下面以dma ring buffer为例讨论,从文章 可以看到,对DMA descriptor的操作需要CPU和DMA engine协同完成。
The
DMA engine has an internal code and is programmed to move the data using the
information in the buffer descriptor, update the status field in the buffer
when the transfer completes and move to the next entry in the buffer ring.” 这一段是指DMA engine完成对DMA descriptor的操作后会自动修改其状态位并且自动移到下一个DMA descriptor。另外要提醒的是Some DMA engines only work on one entry to completion
then must be explicitly re-enable to work on the next entry.
The DMA-engine
maintains a pointer to the active buffer, which is the buffer it is actually
working on or the one it will work on when enabled. The DMA Engine is triggered
to perform a data transfer when a specific bit is set in the status register of
the active buffer. The engine works on the buffers until it is either stopped
by the CPU or it encounters a buffer that is not ready for data transfer. 这里提到DMA-engine的操作受CPU和DMA descriptor中的状态位的控制。
The
software on the CPU maintains a put and a get pointer and it accesses the ring
buffer space and the hardware registers though memory-mapped I/O. The put
pointer specifies the address of the next free buffer that will be used to
queue a DMA request and the get pointer points to the next entry that the
software will check for completion. When the software put pointer is equal to
the software get pointer, the ring is empty. Note that the software must track
and detect a ring full condition so that subsequent DMA request can wait until
a buffer becomes available on the ring. The software queues DMA requests to the
DMA Engine by getting the address of the put pointer, setting appropriate
fields (origin and destination address, “valid bit” in the status field to
allow the DMA-engine to process the entry. The software can also set some
software controls fields if needed.). When the DMA engine completes the entry,
it updates the status field that the software looks to determine if the
hardware has completed the request。这里就是CPU和DMA engine的协同操作ring buffer,典型的生产者/消费者模型,三个指针和状态位控制着操作过程。
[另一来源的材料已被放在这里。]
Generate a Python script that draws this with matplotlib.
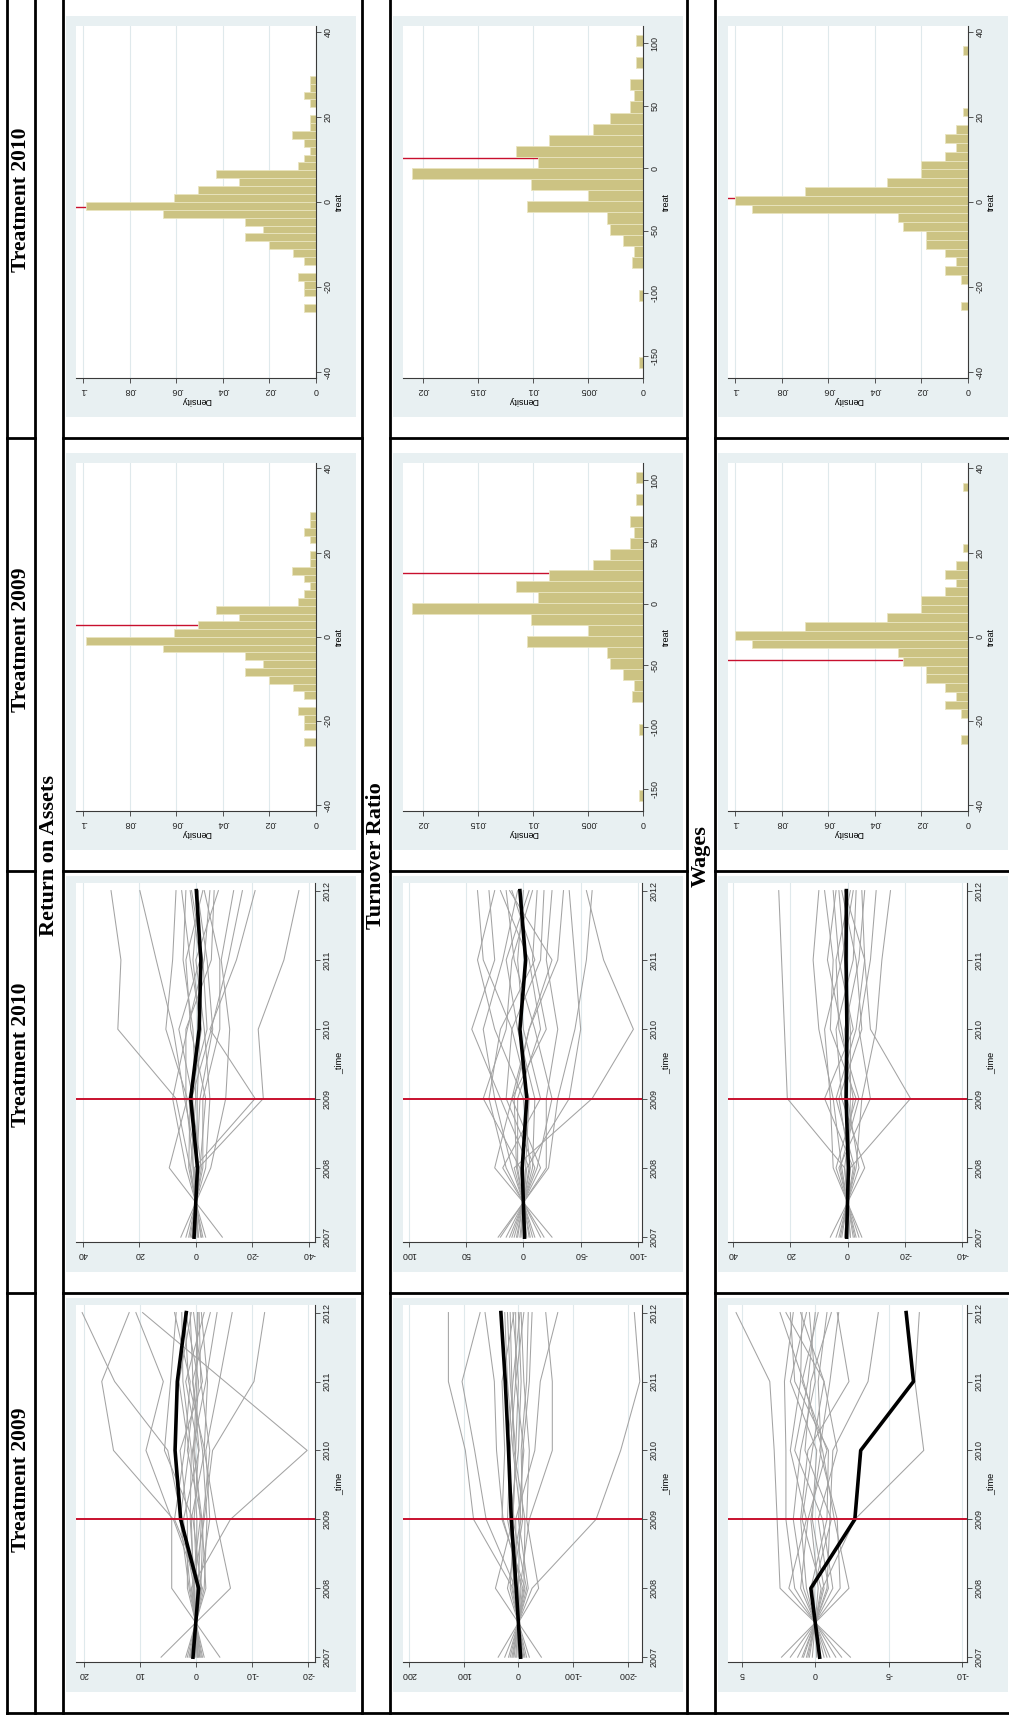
import matplotlib
matplotlib.use("Agg")
import matplotlib.pyplot as plt
from matplotlib.patches import Rectangle
from matplotlib.lines import Line2D

W, H = 1009, 1720
years = [2007, 2008, 2009, 2010, 2011, 2012]
treat_year = 2009

col_titles = ["Treatment 2009", "Treatment 2010", "Treatment 2009", "Treatment 2010"]
row_titles = ["Return on Assets", "Turnover Ratio", "Wages"]

# ---------------- line-panel data (values 2007..2012) ----------------
roa_t09_gray = [
    [0.5, -0.5, 4.0, 14.7, 16.8, 11.9], [-0.3, 0.3, 2.5, 5.0, 14.5, 20.3],
    [6.2, -6.2, -3.6, -1.5, -2.1, -1.0], [-0.8, 0.8, -6.2, -19.9, -5.2, 9.5],
    [-4.3, 4.3, 4.3, 8.9, 5.8, 10.7], [1.0, -1.0, 0.5, 5.6, 4.5, 3.5],
    [0.6, -0.6, -2.5, -1.8, -4.2, -6.5], [-0.5, 0.5, -1.5, -3.0, -10.4, -12.3],
    [1.2, -1.2, 3.8, 2.0, 1.0, 3.8], [-1.0, 1.0, 2.2, -0.6, 0.5, 1.0],
    [0.4, -0.4, -1.0, 1.5, 0.0, -0.3], [-0.2, 0.2, 1.0, 0.8, 2.3, 2.5],
    [1.5, -1.5, -2.0, -1.2, 0.6, -2.6], [-1.5, 1.5, 1.5, 2.8, -1.2, 0.4],
    [0.2, -0.2, 0.3, -0.5, 1.8, -1.5], [-0.7, 0.7, -0.8, 0.2, -0.5, 1.8],
    [0.9, -0.9, -1.3, -2.5, -0.9, -0.6], [-1.2, 1.2, 2.8, 1.2, 3.0, 0.8],
    [0.1, -0.1, -0.2, 0.6, -1.8, -3.8], [-0.4, 0.4, 0.8, -1.6, 1.3, 2.0],
    [1.8, -1.8, -1.1, 0.4, -0.2, -0.4],
]
roa_t09_black = [0.5, -0.5, 2.7, 3.7, 3.3, 1.7]

roa_t10_gray = [
    [-2.0, 2.0, 7.0, 27.6, 26.5, 30.0], [1.0, -1.0, -23.9, -22.1, -31.2, -36.5],
    [-0.5, 0.5, -21.0, -5.0, -14.4, -21.0], [-9.4, 9.4, 3.0, 10.6, 8.2, 7.0],
    [0.8, -0.8, 4.0, 8.0, 14.0, 19.8], [5.3, -5.3, -10.6, -12.0, -9.0, -13.4],
    [2.0, -2.0, 1.5, -5.5, -11.5, -16.5], [-3.5, 3.5, 8.2, 3.0, -3.0, -5.0],
    [1.5, -1.5, -3.5, 1.8, 3.5, -2.5], [-2.5, 2.5, 2.0, -2.0, 2.0, 5.0],
    [3.5, -3.5, -5.0, -3.0, 0.0, -8.0], [-1.0, 1.0, 1.0, 6.0, -1.5, 2.0],
    [0.3, -0.3, -1.5, -6.0, -4.0, -0.5], [-1.8, 1.8, 0.0, 1.0, 4.5, 3.5],
    [2.5, -2.5, -2.5, -8.5, -8.5, -3.0], [-0.8, 0.8, 3.5, 3.5, -5.5, -6.5],
    [0.5, -0.5, -0.5, -1.5, 1.0, -1.0], [1.2, -1.2, 2.5, -4.0, -2.5, 1.5],
]
roa_t10_black = [0.6, -0.6, 1.8, -1.2, -1.8, -0.2]

turn_t09_gray = [
    [-10, 10, 82, 97, 128, 128], [-5, 5, 59, 80, 103, 70],
    [8, -8, 28, 40, 44, 61], [-42, 42, 10, 5, 15, 20],
    [37, -37, -15, -20, -10, -5], [25, -25, -142, -187, -222, -212],
    [3, -3, -20, -62, -62, -50], [-3, 3, 5, -30, -40, -72],
    [15, -15, 10, 5, 0, 10], [-20, 20, -5, 10, 20, 25],
    [5, -5, 20, 15, 5, -10], [-12, 12, -8, -5, -15, -18],
    [18, -18, 0, -10, 5, 5], [-8, 8, 15, 0, -5, 0],
    [10, -10, -12, 8, 12, 15], [-15, 15, 8, 20, 10, -3],
    [0, 0, -3, -8, -20, -25], [12, -12, 30, 25, 30, 8],
]
turn_t09_black = [-4, 4, 13, 18, 24, 32]

turn_t10_gray = [
    [5, -5, 20, 45, 25, 30], [-8, 8, -60, -96, -70, -55],
    [3, -3, -40, -50, -45, -40], [10, -10, 15, 10, 35, 40],
    [-15, 15, 30, 20, -10, 10], [20, -20, -20, -30, -20, -25],
    [-25, 25, 10, -5, -30, -35], [8, -8, -10, 5, 15, -5],
    [-5, 5, 5, -15, -5, 20], [12, -12, -25, -10, 8, 15],
    [-10, 10, 25, 35, 18, 5], [2, -2, -5, 10, -15, -18],
    [15, -15, 10, -20, -8, -12], [-18, 18, -15, 0, 5, 0],
    [6, -6, 0, 25, 40, 25], [-3, 3, 35, 15, 10, -8],
    [22, -22, -30, -45, -55, -60], [-6, 6, 8, -5, -25, 12],
]
turn_t10_black = [-1, 1, -3, 3, -2, 3]

wage_t09_gray = [
    [-2.4, 2.4, 2.6, 2.8, 3.1, 5.4], [0.5, -0.5, -2.7, -7.4, -6.8, -7.1],
    [2.3, -2.3, -1.3, -0.5, 0.8, 2.4], [-1.4, 1.4, 2.0, 2.0, 2.1, 1.5],
    [0.8, -0.8, -1.0, -1.2, -3.6, -4.3], [-0.6, 0.6, 1.0, 0.5, -2.3, -1.5],
    [1.2, -1.2, -0.5, 1.4, 0.5, 0.0], [-1.0, 1.0, 0.5, -0.8, 0.9, -0.2],
    [0.4, -0.4, 0.9, 0.2, -0.6, 1.0], [-0.3, 0.3, -0.8, -0.9, 1.4, 1.7],
    [1.7, -1.7, -1.5, -0.3, -1.0, -1.6], [-0.8, 0.8, 1.5, 1.0, 0.0, 0.4],
    [0.2, -0.2, 0.3, -0.4, -0.2, -0.8], [-1.8, 1.8, 0.6, 1.7, 1.0, 0.9],
    [0.9, -0.9, -0.2, -1.5, -0.6, 2.0], [-0.1, 0.1, -1.1, 0.7, 0.3, -1.1],
    [0.6, -0.6, 0.2, -0.1, 1.7, 0.6],
]
wage_t09_black = [-0.3, 0.3, -2.7, -3.1, -6.7, -6.2]

wage_t10_gray = [
    [-1, 1, 21, 22, 23, 24], [1, -1, -22, -8, -6, -5],
    [-2, 2, 5, 10, 12, 10], [3, -3, -5, -10, -12, -15],
    [6, -6, 2, 4, -2, -3], [-4, 4, -3, 6, 5, 8],
    [2, -2, 8, -2, 3, 5], [-3, 3, -8, -4, -8, -10],
    [1, -1, 3, -5, -3, 2], [-1, 1, -2, 2, 7, 4],
    [4, -4, 0, 1, -4, -6], [-5, 5, 6, 8, 2, -2],
    [0.5, -0.5, -1, -1, 1, 3], [2.5, -2.5, 4, -3, -6, 1],
    [-2.5, 2.5, -4, 3, 4, -1],
]
wage_t10_black = [0.3, -0.3, 0.5, 0.2, 0.5, 0.4]

# ---------------- histogram data (30 bins each) ----------------
roa_bin_start, roa_bin_width = -25.95, 1.852
roa_density = [0.005, 0, 0.005, 0.005, 0.0076, 0, 0.005, 0.01, 0.0203, 0.0305,
               0.023, 0.0305, 0.066, 0.099, 0.061, 0.0508, 0.033, 0.0432, 0.0076, 0.005,
               0.0024, 0.005, 0.0102, 0.0024, 0.0024, 0, 0.0024, 0.005, 0.0024, 0.0024]
roa_effect = {2009: 2.86, 2010: -1.2}

turn_bin_start, turn_bin_width = -160.0, 8.9
turn_density = [0.0004, 0, 0, 0, 0, 0, 0.0004, 0, 0, 0.001,
                0.0008, 0.0018, 0.003, 0.0033, 0.0105, 0.005, 0.0102, 0.021, 0.0095, 0.0115,
                0.0085, 0.0045, 0.003, 0.0012, 0.0008, 0.0012, 0, 0.0006, 0, 0.0006]
turn_effect = {2009: 24.5, 2010: 8.0}

wage_bin_start, wage_bin_width = -25.5, 2.07
wage_density = [0.003, 0, 0, 0.003, 0.01, 0.005, 0.01, 0.018, 0.018, 0.028,
                0.03, 0.093, 0.1, 0.07, 0.035, 0.02, 0.02, 0.01, 0.005, 0.01,
                0.005, 0, 0.002, 0, 0, 0, 0, 0, 0, 0.002]
wage_effect = {2009: -5.5, 2010: 1.0}

# ---------------- styling ----------------
GRAPH_BG = "#E8F0F2"
GRID = "#DFE9EC"
SERIES_GRAY = "#A3A3A3"
RED = "#C8102E"
BAR = "#CCC383"
BAR_EDGE = "#E9E4BF"
AX_COL = "#3a3a3a"
TICK_FONT = ["Liberation Sans", "DejaVu Sans"]
TITLE_FONT = ["Liberation Serif", "DejaVu Serif"]

fig = plt.figure(figsize=(W / 100, H / 100), dpi=100)
fig.patch.set_facecolor("white")


def rect(x0, y0, x1, y1):
    return [x0 / W, 1 - y1 / H, (x1 - x0) / W, (y1 - y0) / H]


def add_bg(x0, y0, x1, y1):
    r = rect(x0, y0, x1, y1)
    fig.add_artist(Rectangle((r[0], r[1]), r[2], r[3], transform=fig.transFigure,
                             facecolor=GRAPH_BG, edgecolor="none", zorder=0))


def style_axes(ax):
    ax.set_facecolor("white")
    for s in ("top", "left"):
        ax.spines[s].set_visible(False)
    for s in ("right", "bottom"):
        ax.spines[s].set_color(AX_COL)
        ax.spines[s].set_linewidth(0.8)
    ax.yaxis.tick_right()
    ax.yaxis.set_label_position("right")
    ax.tick_params(axis="both", length=3.5, width=0.6, color=AX_COL, pad=2,
                   labelsize=6.5, labelcolor="#222222")
    for lab in ax.get_xticklabels():
        lab.set_rotation(180)
        lab.set_family(TICK_FONT)
    for lab in ax.get_yticklabels():
        lab.set_rotation(90)
        lab.set_va("center")
        lab.set_family(TICK_FONT)
    ax.grid(axis="x", color=GRID, lw=0.8, zorder=0)
    ax.set_axisbelow(True)


row_x0 = [63, 390, 715]
col_y = [(1293, 1713), (871, 1293), (438, 871), (1, 438)]
col_title_y = [1480, 1055, 640, 200]

line_panels = [
    [(roa_t09_gray, roa_t09_black, (21.4, -21.3), [20, 10, 0, -10, -20]),
     (roa_t10_gray, roa_t10_black, (42.4, -42.2), [40, 20, 0, -20, -40])],
    [(turn_t09_gray, turn_t09_black, (211, -226), [200, 100, 0, -100, -200]),
     (turn_t10_gray, turn_t10_black, (105, -103.5), [100, 50, 0, -50, -100])],
    [(wage_t09_gray, wage_t09_black, (5.95, -10.35), [5, 0, -5, -10]),
     (wage_t10_gray, wage_t10_black, (41.7, -41.7), [40, 20, 0, -20, -40])],
]

hist_panels = [
    (roa_bin_start, roa_bin_width, roa_density, roa_effect, (-41.4, 41.3),
     [-40, -20, 0, 20, 40], [0, .02, .04, .06, .08, .1], ["0", ".02", ".04", ".06", ".08", ".1"], 0.1032),
    (turn_bin_start, turn_bin_width, turn_density, turn_effect, (-168, 114),
     [-150, -100, -50, 0, 50, 100], [0, .005, .01, .015, .02], ["0", ".005", ".01", ".015", ".02"], 0.0218),
    (wage_bin_start, wage_bin_width, wage_density, wage_effect, (-41.4, 41.3),
     [-40, -20, 0, 20, 40], [0, .02, .04, .06, .08, .1], ["0", ".02", ".04", ".06", ".08", ".1"], 0.1032),
]

for r, rx0 in enumerate(row_x0):
    for c in range(2):
        cy0, cy1 = col_y[c]
        gray, black, xl, xt = line_panels[r][c]
        add_bg(rx0 + 3, cy0 + 5, rx0 + 293, cy1 - 21)
        ax = fig.add_axes(rect(rx0 + 13, cy0 + 12, rx0 + 252, cy1 - 51))
        for g in gray:
            ax.plot(g, years, color=SERIES_GRAY, lw=0.75, zorder=2)
        ax.plot(black, years, color="black", lw=2.6, zorder=3, solid_joinstyle="round")
        ax.axhline(treat_year, color=RED, lw=1.4, zorder=4)
        ax.set_xlim(*xl)
        ax.set_ylim(2006.93, 2012.11)
        ax.set_xticks(xt)
        ax.set_xticklabels([str(v) for v in xt])
        ax.set_yticks(years)
        ax.set_yticklabels([str(y) for y in years])
        ax.set_ylabel("_time", fontsize=6.5, family=TICK_FONT, labelpad=2)
        style_axes(ax)
    start, width, dens, eff, yl, yt, xt, xtl, xmax = hist_panels[r]
    centers = [start + width * (i + 0.5) for i in range(len(dens))]
    for c, ty in zip((2, 3), (2009, 2010)):
        cy0, cy1 = col_y[c]
        add_bg(rx0 + 3, cy0 + 15, rx0 + 293, cy1 - 21)
        ax = fig.add_axes(rect(rx0 + 13, cy0 + 25, rx0 + 253, cy1 - 60))
        ax.axhline(eff[ty], color=RED, lw=1.0, zorder=1.5)
        ax.barh(centers, dens, height=width, color=BAR, edgecolor=BAR_EDGE,
                linewidth=0.6, zorder=2)
        ax.set_xlim(xmax, 0)
        ax.set_ylim(*yl)
        ax.set_xticks(xt)
        ax.set_xticklabels(xtl)
        ax.set_yticks(yt)
        ax.set_yticklabels([str(v) for v in yt])
        ax.set_ylabel("treat", fontsize=6.5, family=TICK_FONT, labelpad=2)
        ax.set_xlabel("Density", fontsize=6.5, family=TICK_FONT, rotation=180, labelpad=1)
        style_axes(ax)


def hline(y, x0, x1):
    fig.add_artist(Line2D([x0 / W, x1 / W], [1 - y / H, 1 - y / H], transform=fig.transFigure,
                          color="black", lw=2.0, solid_capstyle="projecting", zorder=10))


def vline(x, y0, y1):
    fig.add_artist(Line2D([x / W, x / W], [1 - y0 / H, 1 - y1 / H], transform=fig.transFigure,
                          color="black", lw=2.0, solid_capstyle="projecting", zorder=10))


for x in [7, 35, 63, 362, 390, 687, 715]:
    vline(x, -2, 1713)
hline(1713, 7, W + 2)
for y in [438, 871, 1293]:
    for (a, b) in [(7, 35), (63, 362), (390, 687), (715, W + 2)]:
        hline(y, a, b)

for c, t in enumerate(col_titles):
    fig.text(21 / W, 1 - col_title_y[c] / H, t, rotation=90, ha="center", va="center",
             fontsize=15.5, fontweight="bold", family=TITLE_FONT)
for r, t in enumerate(row_titles):
    xc = [49, 376, 701][r]
    fig.text(xc / W, 1 - 856 / H, t, rotation=90, ha="center", va="center",
             fontsize=16, fontweight="bold", family=TITLE_FONT)

fig.savefig("out.png", dpi=100, facecolor="white")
Documentation/DMA-mapping.txt
2 实例一 RTL8139 A/B网卡的DMA缓冲
8139 C还支持更复杂的DMA缓冲方式。Linux驱动见drivers/net/8139too.c。
2.1 发送缓冲
8139有四个发送描述符Transmit start address(TSAD0-3)和 Transmit status(TSD0-3),轮转使用这四个描述符。驱动初始化rtl8139_init_ring就固定TSADx的buffer位置(此处导致了效率的低下?见后,似乎有改进空间)。因此当发送包rtl8139_start_xmit时,需要将skb拷贝到TSADX的buffer,然后将填写TSDX,包括 the size of this packet, the early transmit threshold, Clear OWN bit in TSD (this starts the PCI operation).
2.2 接收缓冲
接收缓冲rx_ring一开始就分配好的,这意味着存在和上面一样的问题,需要从rx_ring到skb的拷贝。rx_ring采用循环缓冲方式,The Rx buffer should be pre-allocated and indicated in
RCR before packet reception. All received packets stored in Rx buffer,
including Rx header and 4-byte CRC, are double-word alignment. I.e., each
received packet is placed at next available double-word alignment address after
the last received packet in Rx buffer.
The
process of packet receive:
1. Data received from line is stored in the
receive FIFO.
2. When Early Receive Threshold is meet, data
is moved from FIFO to Receive Buffer.
3. After the whole packet is moved from FIFO
to Receive Buffer, the receive packet
header(receive status and packet length) is
written in front of the packet. CBA is
updated to the end of the packet.
4. CMD(BufferEmpty) and ISR(TOK) set.
5. ISR routine called and then driver clear
ISR(TOK) and update CAPR.
从上可以看出,每个包的格式是包头(包含接收状态和包长度)以及包本身两部分,以上都是网卡件自动填充,包头不属于包,只是为了方便driver处理。
0038h-0039h R/W CAPR Current Address of
Packet Read (C mode only, the initial value is 0FFF0h)
003Ah-003Bh R CBR Current Buffer Address: The
initial value is 0000h. It reflects total
received byte-count in the Rx buffer. (C mode
only)
CBA(即下面的CBR)由网卡自动维护,CAPR由ISR维护,网卡可写的缓冲在CBA和CAPR之间。rtl8139_rx函数中有如下语句维护CAPR寄存器,:
RTL_W16
(RxBufPtr, (u16) (cur_rx - 16));
这样的话The CAPR register points to an offset that is
16-bytes ahead of the newly received packet’s packet-header,不知为什么?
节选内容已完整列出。